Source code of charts
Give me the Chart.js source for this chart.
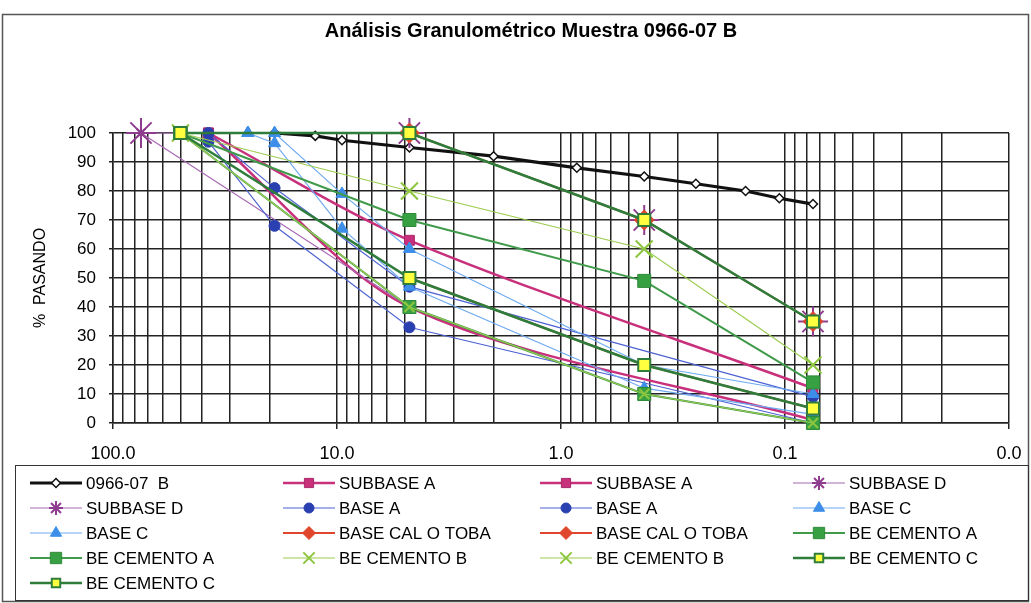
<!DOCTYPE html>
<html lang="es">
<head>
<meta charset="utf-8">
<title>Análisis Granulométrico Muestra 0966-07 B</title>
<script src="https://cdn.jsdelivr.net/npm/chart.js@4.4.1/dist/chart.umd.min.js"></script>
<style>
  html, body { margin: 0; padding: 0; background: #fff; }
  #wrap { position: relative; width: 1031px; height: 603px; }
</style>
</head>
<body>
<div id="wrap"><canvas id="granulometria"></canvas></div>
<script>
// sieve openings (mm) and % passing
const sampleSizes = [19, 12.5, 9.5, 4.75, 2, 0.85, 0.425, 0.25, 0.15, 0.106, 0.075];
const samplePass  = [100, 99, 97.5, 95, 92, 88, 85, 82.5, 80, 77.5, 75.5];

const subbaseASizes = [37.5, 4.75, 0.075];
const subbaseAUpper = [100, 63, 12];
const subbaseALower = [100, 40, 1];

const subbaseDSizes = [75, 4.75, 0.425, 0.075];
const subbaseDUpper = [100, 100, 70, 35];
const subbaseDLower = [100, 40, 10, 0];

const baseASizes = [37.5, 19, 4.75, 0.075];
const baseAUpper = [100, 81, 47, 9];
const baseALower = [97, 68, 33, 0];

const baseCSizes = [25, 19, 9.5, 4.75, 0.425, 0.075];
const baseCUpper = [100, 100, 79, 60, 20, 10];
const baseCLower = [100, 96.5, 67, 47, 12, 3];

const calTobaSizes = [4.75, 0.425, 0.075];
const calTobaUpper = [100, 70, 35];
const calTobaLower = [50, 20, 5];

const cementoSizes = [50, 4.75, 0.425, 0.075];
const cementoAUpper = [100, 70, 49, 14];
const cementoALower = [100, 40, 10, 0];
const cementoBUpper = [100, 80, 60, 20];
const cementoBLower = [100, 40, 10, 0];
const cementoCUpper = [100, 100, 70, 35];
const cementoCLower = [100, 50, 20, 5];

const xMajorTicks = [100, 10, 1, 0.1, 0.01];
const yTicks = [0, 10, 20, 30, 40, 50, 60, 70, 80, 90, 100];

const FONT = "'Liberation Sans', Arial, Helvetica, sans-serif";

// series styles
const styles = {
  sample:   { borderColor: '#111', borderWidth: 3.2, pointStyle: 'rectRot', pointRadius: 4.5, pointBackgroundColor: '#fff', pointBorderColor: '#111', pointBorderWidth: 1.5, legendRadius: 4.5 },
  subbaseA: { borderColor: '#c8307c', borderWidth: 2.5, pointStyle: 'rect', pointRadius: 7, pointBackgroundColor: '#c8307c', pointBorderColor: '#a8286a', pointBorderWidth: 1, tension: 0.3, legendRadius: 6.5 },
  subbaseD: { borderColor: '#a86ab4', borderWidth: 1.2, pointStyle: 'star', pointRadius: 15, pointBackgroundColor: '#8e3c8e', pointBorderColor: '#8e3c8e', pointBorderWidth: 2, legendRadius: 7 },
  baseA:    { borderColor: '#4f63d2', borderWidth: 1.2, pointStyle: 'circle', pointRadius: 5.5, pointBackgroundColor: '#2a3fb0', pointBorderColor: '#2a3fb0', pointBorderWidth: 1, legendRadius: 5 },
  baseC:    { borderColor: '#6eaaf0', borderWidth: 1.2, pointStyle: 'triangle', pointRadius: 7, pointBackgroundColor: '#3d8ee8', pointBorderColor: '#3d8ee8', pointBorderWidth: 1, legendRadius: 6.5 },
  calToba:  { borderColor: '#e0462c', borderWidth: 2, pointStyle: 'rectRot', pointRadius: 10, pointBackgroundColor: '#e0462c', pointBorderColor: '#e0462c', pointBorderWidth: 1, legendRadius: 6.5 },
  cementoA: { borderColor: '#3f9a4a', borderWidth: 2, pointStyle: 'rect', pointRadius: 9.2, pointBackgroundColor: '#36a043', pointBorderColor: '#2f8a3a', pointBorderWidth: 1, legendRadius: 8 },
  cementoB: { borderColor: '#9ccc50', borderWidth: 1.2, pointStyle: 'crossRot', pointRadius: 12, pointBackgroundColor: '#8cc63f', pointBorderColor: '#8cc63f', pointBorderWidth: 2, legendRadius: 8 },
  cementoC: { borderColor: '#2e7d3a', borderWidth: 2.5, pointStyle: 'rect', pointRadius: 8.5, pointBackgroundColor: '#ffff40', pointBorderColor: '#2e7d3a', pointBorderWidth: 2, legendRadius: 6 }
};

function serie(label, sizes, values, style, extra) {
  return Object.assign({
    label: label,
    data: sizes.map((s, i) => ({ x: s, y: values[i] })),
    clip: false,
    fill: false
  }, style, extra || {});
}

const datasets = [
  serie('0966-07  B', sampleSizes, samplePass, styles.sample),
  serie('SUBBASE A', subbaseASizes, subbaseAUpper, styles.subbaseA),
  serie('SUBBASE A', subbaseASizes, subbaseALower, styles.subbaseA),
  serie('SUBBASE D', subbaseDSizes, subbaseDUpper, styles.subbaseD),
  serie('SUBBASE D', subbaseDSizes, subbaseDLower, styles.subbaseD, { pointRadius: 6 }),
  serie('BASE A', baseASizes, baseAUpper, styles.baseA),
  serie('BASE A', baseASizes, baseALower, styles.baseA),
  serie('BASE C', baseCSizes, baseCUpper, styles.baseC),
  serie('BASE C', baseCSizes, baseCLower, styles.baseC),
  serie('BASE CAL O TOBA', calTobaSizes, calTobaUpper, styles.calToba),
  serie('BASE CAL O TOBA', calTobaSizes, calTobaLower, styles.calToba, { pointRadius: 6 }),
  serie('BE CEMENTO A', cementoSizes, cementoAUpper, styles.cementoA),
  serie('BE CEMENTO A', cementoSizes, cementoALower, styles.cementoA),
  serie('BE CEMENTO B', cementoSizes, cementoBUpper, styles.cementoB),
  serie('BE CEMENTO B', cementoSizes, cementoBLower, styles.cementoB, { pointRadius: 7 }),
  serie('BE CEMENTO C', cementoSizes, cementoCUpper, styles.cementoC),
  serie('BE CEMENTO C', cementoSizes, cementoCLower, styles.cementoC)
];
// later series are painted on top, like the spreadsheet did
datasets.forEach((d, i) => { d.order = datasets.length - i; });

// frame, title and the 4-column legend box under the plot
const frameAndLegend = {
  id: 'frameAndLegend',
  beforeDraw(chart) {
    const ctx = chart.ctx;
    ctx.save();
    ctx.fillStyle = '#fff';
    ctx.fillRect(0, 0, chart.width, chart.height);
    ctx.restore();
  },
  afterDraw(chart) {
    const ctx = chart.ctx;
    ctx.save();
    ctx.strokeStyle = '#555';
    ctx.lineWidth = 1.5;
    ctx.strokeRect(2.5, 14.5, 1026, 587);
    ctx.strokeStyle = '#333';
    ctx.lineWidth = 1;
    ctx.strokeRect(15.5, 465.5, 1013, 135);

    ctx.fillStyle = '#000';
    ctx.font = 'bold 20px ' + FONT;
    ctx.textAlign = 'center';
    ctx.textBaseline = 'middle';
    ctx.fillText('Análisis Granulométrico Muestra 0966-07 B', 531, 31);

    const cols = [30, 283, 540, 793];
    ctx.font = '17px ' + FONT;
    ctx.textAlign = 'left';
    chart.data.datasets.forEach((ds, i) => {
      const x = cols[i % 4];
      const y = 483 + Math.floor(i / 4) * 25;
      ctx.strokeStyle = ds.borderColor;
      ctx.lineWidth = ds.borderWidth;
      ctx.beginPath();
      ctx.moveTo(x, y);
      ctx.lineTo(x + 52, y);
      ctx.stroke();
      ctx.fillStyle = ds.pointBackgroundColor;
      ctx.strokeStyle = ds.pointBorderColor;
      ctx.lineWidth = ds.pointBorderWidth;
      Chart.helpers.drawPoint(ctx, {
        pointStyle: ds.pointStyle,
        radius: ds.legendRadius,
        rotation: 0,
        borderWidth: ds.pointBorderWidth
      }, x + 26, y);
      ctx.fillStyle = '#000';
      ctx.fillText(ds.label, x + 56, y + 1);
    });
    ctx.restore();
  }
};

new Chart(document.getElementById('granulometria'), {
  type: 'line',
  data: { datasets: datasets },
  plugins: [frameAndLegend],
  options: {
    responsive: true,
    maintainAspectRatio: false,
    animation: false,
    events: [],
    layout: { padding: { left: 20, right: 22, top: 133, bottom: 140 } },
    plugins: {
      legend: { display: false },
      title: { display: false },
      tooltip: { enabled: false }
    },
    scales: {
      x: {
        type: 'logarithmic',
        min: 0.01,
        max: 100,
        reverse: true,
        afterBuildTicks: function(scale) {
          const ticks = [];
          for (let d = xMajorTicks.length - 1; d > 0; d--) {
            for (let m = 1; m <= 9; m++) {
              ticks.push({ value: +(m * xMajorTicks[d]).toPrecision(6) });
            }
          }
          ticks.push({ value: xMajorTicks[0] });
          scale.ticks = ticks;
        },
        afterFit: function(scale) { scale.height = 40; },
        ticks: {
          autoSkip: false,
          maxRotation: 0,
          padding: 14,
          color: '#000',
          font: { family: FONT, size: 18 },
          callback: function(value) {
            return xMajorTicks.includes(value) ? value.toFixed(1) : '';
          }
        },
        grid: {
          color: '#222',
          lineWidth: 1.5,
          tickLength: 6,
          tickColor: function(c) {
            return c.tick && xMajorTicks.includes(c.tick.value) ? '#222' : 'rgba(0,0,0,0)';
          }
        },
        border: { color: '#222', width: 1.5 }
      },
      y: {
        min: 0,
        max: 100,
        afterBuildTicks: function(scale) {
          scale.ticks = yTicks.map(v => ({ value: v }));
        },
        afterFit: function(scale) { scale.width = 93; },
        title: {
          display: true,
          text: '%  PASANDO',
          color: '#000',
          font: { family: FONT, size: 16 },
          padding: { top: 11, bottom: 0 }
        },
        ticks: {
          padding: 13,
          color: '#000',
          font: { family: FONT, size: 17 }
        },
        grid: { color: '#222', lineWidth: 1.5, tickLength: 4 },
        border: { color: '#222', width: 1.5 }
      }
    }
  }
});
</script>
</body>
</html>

* * *

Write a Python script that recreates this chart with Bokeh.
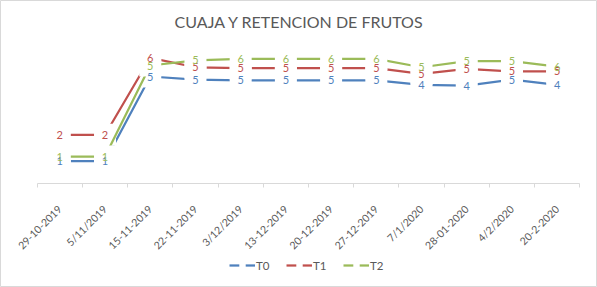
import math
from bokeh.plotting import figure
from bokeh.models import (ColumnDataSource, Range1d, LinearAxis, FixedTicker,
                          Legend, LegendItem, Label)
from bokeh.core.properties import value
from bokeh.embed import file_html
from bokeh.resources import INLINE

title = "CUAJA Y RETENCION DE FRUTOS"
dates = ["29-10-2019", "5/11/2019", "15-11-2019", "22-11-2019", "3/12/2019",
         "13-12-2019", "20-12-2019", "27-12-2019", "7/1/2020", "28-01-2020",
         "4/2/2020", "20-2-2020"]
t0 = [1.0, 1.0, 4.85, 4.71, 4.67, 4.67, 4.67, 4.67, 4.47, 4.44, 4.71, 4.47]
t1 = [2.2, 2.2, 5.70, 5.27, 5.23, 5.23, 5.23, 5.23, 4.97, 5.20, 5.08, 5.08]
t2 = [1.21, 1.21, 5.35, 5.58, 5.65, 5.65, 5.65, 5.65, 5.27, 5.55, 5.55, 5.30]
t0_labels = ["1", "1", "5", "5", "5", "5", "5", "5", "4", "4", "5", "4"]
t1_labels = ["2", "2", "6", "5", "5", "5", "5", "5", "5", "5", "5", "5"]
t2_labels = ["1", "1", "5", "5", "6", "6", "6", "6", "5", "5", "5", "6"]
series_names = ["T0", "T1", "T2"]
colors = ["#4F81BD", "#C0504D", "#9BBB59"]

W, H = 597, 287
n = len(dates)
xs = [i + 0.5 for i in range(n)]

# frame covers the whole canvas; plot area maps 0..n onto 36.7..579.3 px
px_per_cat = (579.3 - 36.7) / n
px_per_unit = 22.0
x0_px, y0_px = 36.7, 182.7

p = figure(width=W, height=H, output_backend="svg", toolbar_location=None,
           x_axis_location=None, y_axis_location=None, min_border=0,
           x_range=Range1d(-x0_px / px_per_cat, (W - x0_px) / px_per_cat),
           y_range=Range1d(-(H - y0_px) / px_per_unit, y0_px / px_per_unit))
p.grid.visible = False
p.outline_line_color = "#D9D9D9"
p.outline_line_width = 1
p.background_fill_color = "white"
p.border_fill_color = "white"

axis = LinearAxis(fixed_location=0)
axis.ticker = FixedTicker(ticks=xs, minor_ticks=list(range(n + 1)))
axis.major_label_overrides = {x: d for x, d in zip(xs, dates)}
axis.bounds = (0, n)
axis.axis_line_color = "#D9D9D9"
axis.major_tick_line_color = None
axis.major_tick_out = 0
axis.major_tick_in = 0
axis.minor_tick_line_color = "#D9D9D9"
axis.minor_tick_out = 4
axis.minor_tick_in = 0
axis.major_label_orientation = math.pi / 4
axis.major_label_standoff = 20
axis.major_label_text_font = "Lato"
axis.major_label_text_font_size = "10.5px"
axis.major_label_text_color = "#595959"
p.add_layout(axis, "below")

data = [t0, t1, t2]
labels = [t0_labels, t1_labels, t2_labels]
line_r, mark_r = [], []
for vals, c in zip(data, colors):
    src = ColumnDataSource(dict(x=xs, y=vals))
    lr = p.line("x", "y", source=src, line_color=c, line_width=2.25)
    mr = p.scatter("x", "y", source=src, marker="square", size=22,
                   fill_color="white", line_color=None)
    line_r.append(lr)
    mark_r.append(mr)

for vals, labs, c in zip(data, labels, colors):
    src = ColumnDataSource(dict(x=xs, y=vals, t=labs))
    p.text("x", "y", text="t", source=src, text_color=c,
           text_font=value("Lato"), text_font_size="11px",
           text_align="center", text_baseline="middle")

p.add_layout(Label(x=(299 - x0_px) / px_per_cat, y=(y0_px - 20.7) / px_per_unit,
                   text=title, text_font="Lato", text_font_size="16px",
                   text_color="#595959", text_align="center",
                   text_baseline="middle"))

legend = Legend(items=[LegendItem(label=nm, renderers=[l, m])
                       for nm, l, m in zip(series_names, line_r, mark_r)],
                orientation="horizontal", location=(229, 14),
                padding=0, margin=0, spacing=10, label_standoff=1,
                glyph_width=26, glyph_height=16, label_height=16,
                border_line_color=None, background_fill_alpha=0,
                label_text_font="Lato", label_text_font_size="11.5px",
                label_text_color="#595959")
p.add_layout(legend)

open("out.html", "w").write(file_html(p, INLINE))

» Exercise
Identify the lines of the entries containing the string "script". Copy each such line.

» Task response
<script src="https://cdn.jsdelivr.net/npm/chart.js@4.4.1/dist/chart.umd.min.js"></script>
<script>
</script>
Write a Python script that recreates this chart with Bokeh.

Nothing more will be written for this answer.